Over time, the scientists of Solaris lost patience with their mysterious host, and decided to irradiate it. The planet's reaction, while not perfectly comprehended, is decidedly hostile: the pink sea enters into the individual memories of the station's crew members, with disturbing results. Shockingly, the planet has the ability to create physical manifestations of a human being's most personal memories. Over time, Solaris' scientists are driven insane by these tangible memories. By the time the film's protagonist, Kris Kelvin, a psychologist, arrives at the station, only two other crew members are left at the station to welcome him. His close friend has only recently committed suicide.

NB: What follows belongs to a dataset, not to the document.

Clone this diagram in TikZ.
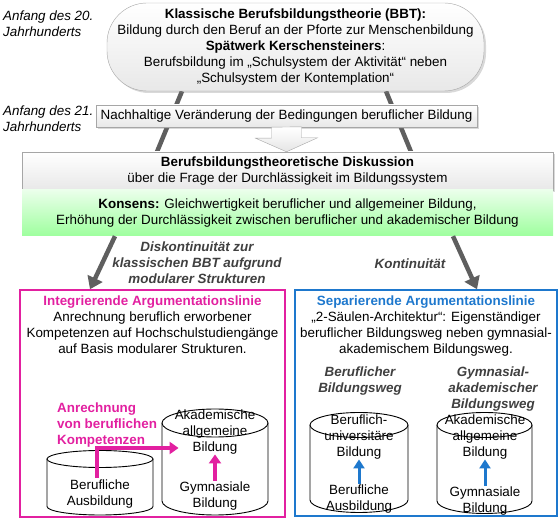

The meaning of the film, Solaris, is as open-ended as the planet's mode of communication. Is the film about how we necessarily fail to communicate effectively with one another? Is it about the power of the past to subvert the present? In the film, Kris Kelvin encounters his wife, Haris, who committed suicide ten years previously. Hari represents the planet's best effort to communicate with Kris, although it's impossible to say whether the planet has a positive or negative message for its most recent visitor: the deceased woman, after all, is both a source of intense joy and intense pain for Kris. Presumably, she reminds Kris of good times, bad times, love, and brutal separation. In any event, Hari incarnates another type of communication, or perhaps miscommunication. This is the inevitable flawed intercourse (pardon the expression) between man and woman. Although Tarkovsky's style is always elliptical, one senses that Kris and the original Hari understood each other almost as poorly as Kris now understands the pink sea below him.
The darkly comic essence of memory in Solaris is encapsulated by Kris Kelvin's doomed efforts to overcome the past by shoving this alien avatar of his ex wife into a rocket in order to ship it into outer space. Needless to say, Kris burns himself in the process. But who wouldn't like to do as Kris did and ship the memory of a beloved girlfriend to a distant star?